Spying on Your WPF Applications with Snoop

If you’re developing WPF applications and do not have Snoop installed; install it now. I’ll wait. Installed? Good.

Snoop is an open source tool for spying and debugging a running WPF application. It can be used to inspect your running application and make changes while your app is still running. I’ve found it to be very useful for finding missing bindings and tweaking layout parameters when you can’t use Designer. (don’t ask, that’s a blog post for another day.)

Here are a few tips to get you started:

Selecting Your App

After installing and launching Snoop, drag the cross-hairs from the Snoop window to your WPF application. You’ll see your application tree on the left and a property editor on the right for whatever component you have selected.

Snoop app selector

Find Your Widget

An easy way to find the widget you want to work with is to use the ctrl-shift mouseover trick. Simple press ctrl-shift and hover around your app. Elements of your app will highlight with a red border. Once you’ve found your widget, simple release the keys and your item will remain selected for modification in Snoop.

Snoop main view

Filter Properties

Finding the properties you’re interested in can be cumbersome. The first TextBlock I inspected have well over 100 properties. There is a quick search filter at the top of the property editor, but I like to see all the layout related properties at once. Snoop has a shortcut for this: select “Layout” from the filter drop-down to see only layout related properties (Width, Height, Margin, Padding, etc). Find your property, click, make change, see change. Nice and simple.

Finding Data Binding Problems

A lesser-known feature of Snoop is its ability to identify data binding problems. When seeing if a component is bound correctly, I usually just try it and see if it works. If it doesn’t, I turn to the noisy output of Visual Studios debug output. No more. If I don’t see the value right away, I attach Snoop to my app and select the “Show only visuals with binding errors” option from the search/filter bar above the application tree view. It will list out only the problematic components. Another win for Snoop!

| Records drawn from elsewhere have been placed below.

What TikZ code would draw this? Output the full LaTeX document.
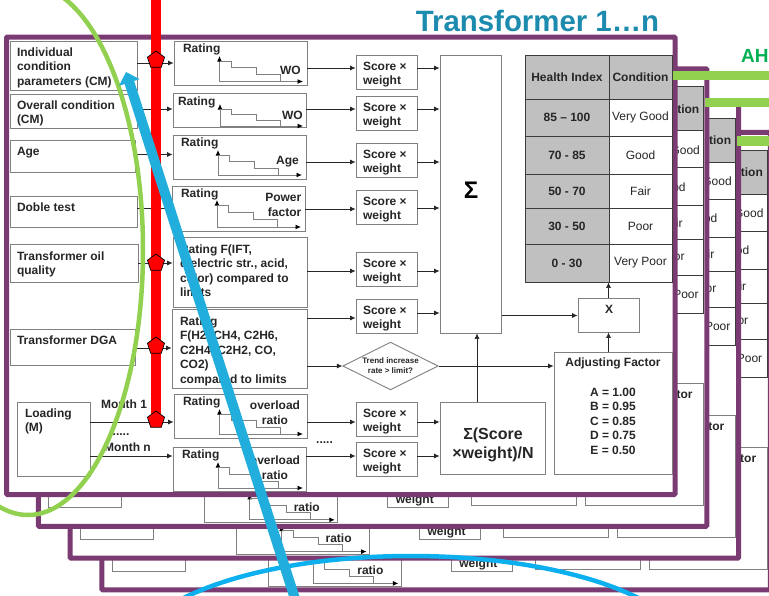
\documentclass[tikz,border=0pt]{standalone}
\usepackage{fontspec}
\setmainfont{Liberation Sans}
\usetikzlibrary{arrows.meta,shapes.geometric}
\definecolor{frameC}{HTML}{7A3A72}
\definecolor{lineC}{HTML}{808080}
\definecolor{txtC}{HTML}{262626}
\definecolor{cellC}{HTML}{C0C0C0}
\definecolor{barC}{HTML}{92D050}
\definecolor{arrowBlue}{HTML}{22AEDC}
\definecolor{arcBlue}{HTML}{0CB0EE}
\definecolor{titleC}{HTML}{1C8BAE}
\definecolor{ahC}{HTML}{00B050}
\newcommand\bfs{\bfseries\fontsize{12}{14.6}\selectfont}
\newcommand\rms{\fontsize{12}{14.6}\selectfont}
\tikzset{
  boxed/.style={draw=lineC,line width=0.9pt,fill=white,inner sep=0pt,text=txtC,font=\bfs},
  conn/.style={draw=txtC,line width=0.7pt,-{Latex[length=5.5pt,width=5pt]}},
  axisline/.style={draw=lineC,line width=0.9pt,{Latex[length=5.5pt,width=5pt,black]}-{Latex[length=5.5pt,width=5pt,black]}},
  stair/.style={draw=lineC,line width=0.9pt},
  lab/.style={inner sep=0pt,text=txtC,font=\bfs,align=center},
  labr/.style={inner sep=0pt,text=txtC,font=\bfs,align=right},
  cellbox/.style={draw=txtC!90,line width=0.9pt,inner sep=0pt,text=txtC},
  framebox/.style={draw=frameC,line width=5pt,fill=white,rounded corners=1pt},
  bar/.style={fill=barC,draw=none},
  penta/.style={regular polygon,regular polygon sides=5,fill=red,draw=black,line width=0.7pt,minimum size=18pt,inner sep=0pt}
}
% optional style, name, x1,y1,x2,y2, padx, pady, text
\newcommand\bx[8][]{%
  \pgfmathsetlengthmacro\bw{(#5-#3)*1pt}%
  \pgfmathsetlengthmacro\bh{(#6-#4)*1pt}%
  \node[boxed,#1] (#2) at ({(#3+#5)/2},{(#4+#6)/2})
    {\parbox[c][\bh][t]{\bw}{\vspace*{#8pt}\raggedright\leftskip=#7pt\relax\rule{0pt}{10pt}\ignorespaces\boxtext}};}
\newcommand\boxtext{}
\newcommand\tbx[9][]{\renewcommand\boxtext{#9}\bx[#1]{#2}{#3}{#4}{#5}{#6}{#7}{#8}}
% name, x1,y1,x2,y2, fill, text
\newcommand\cell[7]{%
  \pgfmathsetlengthmacro\bw{(#4-#2)*1pt}%
  \pgfmathsetlengthmacro\bh{(#5-#3)*1pt}%
  \node[cellbox,fill=#6,minimum width=\bw,minimum height=\bh] (#1) at ({(#2+#4)/2},{(#3+#5)/2}) {#7};}
% name, axis x, top, base, xend
\newcommand\chart[5]{%
  \coordinate (#1t) at (#2,#3);
  \coordinate (#1o) at (#2,#4);
  \coordinate (#1e) at (#5,#4);
  \draw[axisline] (#1t) -- (#1o) -- (#1e);
  \pgfmathsetmacro\sa{#3+5}\pgfmathsetmacro\sd{(#4-#3-5)/3}%
  \pgfmathsetmacro\sb{\sa+\sd}\pgfmathsetmacro\sc{\sa+2*\sd}%
  \draw[stair] (#2,\sa) -- ({#2+11.5},\sa) -- ({#2+11.5},\sb) -- ({#2+36.5},\sb) -- ({#2+36.5},\sc) -- ({#2+60.5},\sc) -- ({#2+60.5},#4);}
\newcommand\ha[3]{\draw[conn] (#1.east |- 0,#3) -- (#2.west |- 0,#3);}
% prefix, offset
\newcommand\backlayer[2]{%
\begin{scope}[shift={(#2,#2)}]
  \node[framebox,minimum width=668.5pt,minimum height=457.5pt,inner sep=0pt] (#1frame) at (340.75,265.75) {};
  \cell{#1c0}{630}{55}{672}{99}{cellC}{}
  \cell{#1c1}{630}{99}{672}{136}{white}{}
  \cell{#1c2}{630}{136}{672}{174}{white}{}
  \cell{#1c3}{630}{174}{672}{208}{white}{}
  \cell{#1c4}{630}{208}{672}{244}{white}{}
  \cell{#1c5}{630}{244}{672}{282}{white}{}
  \node[labr,anchor=east] (#1t0) at (667.7,77) {tion};
  \node[labr,anchor=east,font=\rms] (#1t1) at (668.3,118) {Good};
  \node[labr,anchor=east,font=\rms] (#1t2) at (654,155) {od};
  \node[labr,anchor=east,font=\rms] (#1t3) at (651,191) {ir};
  \node[labr,anchor=east,font=\rms] (#1t4) at (653,226) {or};
  \node[labr,anchor=east,font=\rms] (#1t5) at (667,263) {Poor};
  \renewcommand\boxtext{}\bx{#1af}{554}{352}{672}{474}{0}{0}
  \node[labr,anchor=east] (#1aft) at (661,363) {tor};
  \bx{#1sum}{440}{402}{545}{474}{0}{0}
  \bx{#1s}{356}{442}{417}{476}{0}{0}
  \node[lab] (#1st) at (383,469) {weight};
  \bx{#1r}{173}{447}{306}{491}{0}{0}
  \chart{#1ch}{218}{462}{488}{303}
  \node[lab] (#1rt) at (275,475) {ratio};
  \bx{#1load}{17}{402}{90}{476}{0}{0}
\end{scope}}
\begin{document}
\begin{tikzpicture}[x=1pt,y=-1pt]
\useasboundingbox (0,0) rectangle (769,595);
\clip (0,0) rectangle (769,595);
\fill[white] (0,0) rectangle (769,595);
% stacked sheets behind
\backlayer{d}{95.4}
\backlayer{c}{63.6}
\backlayer{b}{31.8}
% front sheet
\node[framebox,minimum width=668.5pt,minimum height=457.5pt,inner sep=0pt] (frame) at (340.75,265.75) {};
\node[inner sep=0pt,text=titleC,font=\bfseries\fontsize{29.4}{32}\selectfont] (title) at (537.5,21) {Transformer 1…n};
\node[inner sep=0pt,anchor=west,text=ahC,font=\bfseries\fontsize{19}{22}\selectfont] (ah) at (741,56) {AH};
% left column
\tbx{i1}{10}{41}{137}{90}{7}{5}{Individual\\condition\\parameters (CM)}
\tbx{i2}{10}{94}{137}{128.5}{7}{5}{Overall condition\\(CM)}
\tbx{i3}{10}{140}{135}{172}{7}{5}{Age}
\tbx{i4}{10}{196}{137}{227}{7}{5}{Doble test}
\tbx{i5}{10}{244}{138}{282}{7}{6}{Transformer oil\\quality}
\tbx{i6}{10}{329}{135}{365}{7}{5}{Transformer DGA}
\tbx{i7}{17}{402}{90}{476}{8}{5}{Loading\\(M)}
% ratings
\tbx{r1}{174}{41}{307}{85}{9}{1}{Rating}
\tbx{r2}{173}{93}{306}{127}{5}{2}{Rating}
\tbx{r3}{173}{135}{306}{179}{8}{1}{Rating}
\tbx{r4}{172}{186}{305}{231}{9}{1}{Rating}
\tbx{r5}{173}{237}{307}{307}{7}{6}{Rating F(IFT,\\dielectric str., acid,\\color) compared to\\limits}
\tbx{r6}{172}{309}{307}{388}{8}{6}{Rating\\F(H2, CH4, C2H6,\\C2H4, C2H2, CO,\\CO2)\\compared to limits}
\tbx{r7}{174}{394}{307}{438}{9}{1}{Rating}
\tbx{r8}{173}{447}{306}{491}{9}{1}{Rating}
\chart{c1}{219.5}{56}{81.5}{303}
\chart{c2}{220}{104}{126}{303}
\chart{c3}{218}{150}{175}{302}
\chart{c4}{217}{200}{227}{301}
\chart{c7}{219.5}{409}{434}{303}
\chart{c8}{218}{462}{488}{303}
\node[labr,anchor=east] (l1) at (301,70) {WO};
\node[labr,anchor=east] (l2) at (303,115) {WO};
\node[labr,anchor=east] (l3) at (299,162) {Age};
\node[labr,anchor=east] (l4) at (301.5,205) {Power\\factor};
\node[lab] (l7) at (275,413) {overload\\ratio};
\node[lab] (l8) at (275,468) {overload\\ratio};
% scores
\tbx{s1}{356}{55}{417}{89}{7}{5}{Score ×\\weight}
\tbx{s2}{356}{96}{417}{130}{7}{5}{Score ×\\weight}
\tbx{s3}{356}{143}{417}{177}{7}{5}{Score ×\\weight}
\tbx{s4}{356}{190}{417}{224}{7}{5}{Score ×\\weight}
\tbx{s5}{356}{252}{417}{286}{7}{5}{Score ×\\weight}
\tbx{s6}{356}{299}{417}{333}{7}{5}{Score ×\\weight}
\tbx{s7}{356}{402}{417}{436}{7}{5}{Score ×\\weight}
\tbx{s8}{356}{442}{417}{476}{7}{5}{Score ×\\weight}
% sums
\renewcommand\boxtext{}\bx{sig}{440}{55}{501.5}{333}{0}{0}
\node[inner sep=0pt,text=black,font=\bfseries\fontsize{24}{26}\selectfont] (sigt) at (471,190) {Σ};
\node[draw=lineC,line width=0.9pt,fill=white,inner sep=0pt,minimum width=105pt,minimum height=72pt] (sum) at (492.5,438) {};
\node[inner sep=0pt,align=center,text=txtC,font=\bfseries\fontsize{16}{19}\selectfont] (sumt) at (493,445) {Σ(Score\\×weight)/N};
% table
\cell{h1}{525}{55}{609}{99}{cellC}{\bfs Health Index}
\cell{h2}{609}{55}{672}{99}{cellC}{\bfs Condition}
\cell{a1}{525}{99}{609}{136}{cellC}{\bfs 85 – 100}
\cell{b1}{609}{99}{672}{136}{white}{\rms Very Good}
\cell{a2}{525}{136}{609}{174}{cellC}{\bfs 70 - 85}
\cell{b2}{609}{136}{672}{174}{white}{\rms Good}
\cell{a3}{525}{174}{609}{208}{cellC}{\bfs 50 - 70}
\cell{b3}{609}{174}{672}{208}{white}{\rms Fair}
\cell{a4}{525}{208}{609}{244}{cellC}{\bfs 30 - 50}
\cell{b4}{609}{208}{672}{244}{white}{\rms Poor}
\cell{a5}{525}{244}{609}{282}{cellC}{\bfs 0 - 30}
\cell{b5}{609}{244}{672}{282}{white}{\rms Very Poor}
% X box, adjusting factor
\tbx{xb}{578}{298}{639}{332}{27}{5}{X}
\node[boxed,minimum width=118pt,minimum height=122pt] (af) at (613,413) {};
\node[lab] (aft) at (613,406.5) {Adjusting Factor\\[14.6pt]A = 1.00\\B = 0.95\\C = 0.85\\D = 0.75\\E = 0.50};
% diamond
\node[diamond,draw=lineC,line width=0.9pt,fill=white,aspect=2,inner sep=1.2pt,align=center,text=txtC,font=\bfseries\fontsize{8}{10}\selectfont] (tr) at (390.5,366) {Trend increase\\rate > limit?};
% month labels
\node[lab] (m1) at (124,404) {Month 1};
\node[lab] (mn) at (127.5,447) {Month n};
\node[lab] (dots1) at (121,435) {.....};
\node[lab] (dots2) at (324.5,443) {.....};
% connectors
\ha{i1}{r1}{63}
\ha{i2}{r2}{109}
\ha{i3}{r3}{154.5}
\ha{i4}{r4}{208}
\ha{i5}{r5}{263}
\ha{i6}{r6}{348}
\ha{i7}{r7}{422}
\ha{i7}{r8}{456}
\ha{r1}{s1}{68}
\ha{r2}{s2}{109}
\ha{r3}{s3}{162}
\ha{r4}{s4}{209}
\ha{r5}{s5}{271}
\ha{r6}{s6}{318}
\ha{r6}{tr}{366}
\ha{r7}{s7}{422}
\ha{r8}{s8}{456}
\ha{s1}{sig}{68}
\ha{s2}{sig}{109}
\ha{s3}{sig}{162}
\ha{s4}{sig}{208}
\ha{s5}{sig}{271}
\ha{s6}{sig}{313}
\ha{s7}{sum}{422}
\ha{s8}{sum}{456}
\ha{sig}{xb}{315.5}
\ha{tr}{af}{366}
\draw[conn] (xb.north) -- (a5.south -| xb.north);
\draw[conn] (af.north -| xb.south) -- (xb.south);
\draw[conn] (sum.north -| 477,0) -- (sig.south -| 477,0);
% red line with pentagons
\coordinate (redtop) at (156,-5);
\coordinate (redend) at (156,420);
\draw[red,line width=10pt] (redtop) -- (redend);
\node[penta] (p1) at (156,60) {};
\node[penta] (p2) at (156,263) {};
\node[penta] (p3) at (156,346) {};
\node[penta] (p4) at (redend) {};
% green bars
\fill[bar] (673,70.5) rectangle (769,80.3);
\fill[bar] (705,97.7) rectangle (769,107.3);
\fill[bar] (737,136) rectangle (769,145.7);
% ellipse and arc
\draw[barC,line width=4.5pt] (28,250) ellipse [x radius=115,y radius=265];
\draw[arcBlue,line width=4.5pt] (411,656) ellipse [x radius=279,y radius=100];
% big arrow
\coordinate (bluefrom) at (297,605);
\coordinate (blueto) at (126,72);
\draw[arrowBlue,line width=10pt,-{Triangle[length=11pt,width=21pt]}] (bluefrom) -- (blueto);
\end{tikzpicture}
\end{document}
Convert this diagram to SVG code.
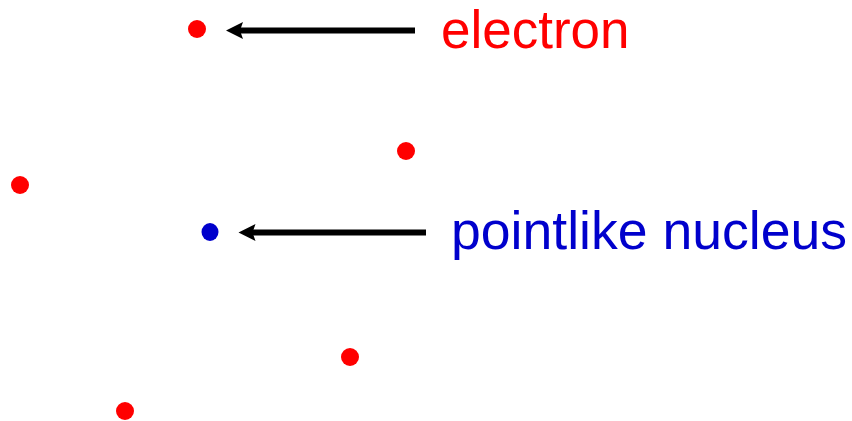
<svg xmlns="http://www.w3.org/2000/svg" width="852" height="421" viewBox="0 0 852 421">
<style>
.e{fill:#ff0000}
.n{fill:#0000cc}
.lbl{font-family:"Liberation Sans",Arial,sans-serif;font-size:53px}
.arr{stroke:#000;stroke-width:6;fill:none}
</style>
<defs>
<marker id="ah" markerUnits="userSpaceOnUse" markerWidth="20" markerHeight="20" refX="4" refY="8.5" orient="auto">
<path d="M17,8.5 L0,0 L3,8.5 L0,17 Z" fill="#000"/>
</marker>
</defs>
<rect width="852" height="421" fill="#fff"/>
<g id="electron1"><circle class="e" cx="197" cy="29" r="9"/></g>
<g id="electron2"><circle class="e" cx="406" cy="151" r="9"/></g>
<g id="electron3"><circle class="e" cx="20" cy="185" r="9"/></g>
<g id="electron4"><circle class="e" cx="350" cy="357" r="9"/></g>
<g id="electron5"><circle class="e" cx="125" cy="411" r="9"/></g>
<g id="nucleus"><ellipse class="n" cx="210" cy="232" rx="8.5" ry="9"/></g>
<g id="label-electron"><text class="lbl e" x="441" y="48">electron</text></g>
<g id="label-nucleus"><text class="lbl n" x="451" y="249" textLength="396" lengthAdjust="spacingAndGlyphs">pointlike nucleus</text></g>
<g id="connectors">
<line class="arr" x1="415" y1="30.5" x2="239" y2="30.5" marker-end="url(#ah)"/>
<line class="arr" x1="426" y1="232.5" x2="251.5" y2="232.5" marker-end="url(#ah)"/>
</g>
</svg>
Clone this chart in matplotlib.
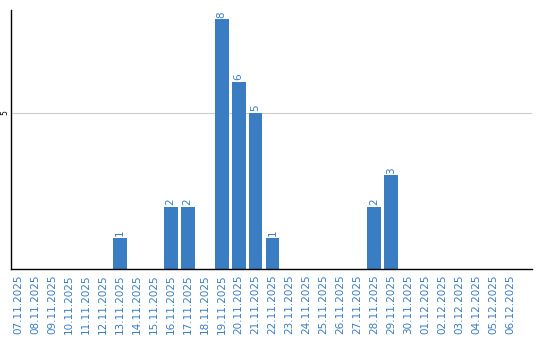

Snoop has served me well and should be used by anyone developing WPF applications.
 

Conversation
  • Assassin says:

    Nice article!!
    BTW can we make our application snoop-proof.

    • Shawn Anderson Shawn Anderson says:

      Thanks! I’m glad you liked it. As for making an app snoop-proof, I have not thought about that. I don’t know of anyway of doing that off the top of my head. If you find one, please post it back here.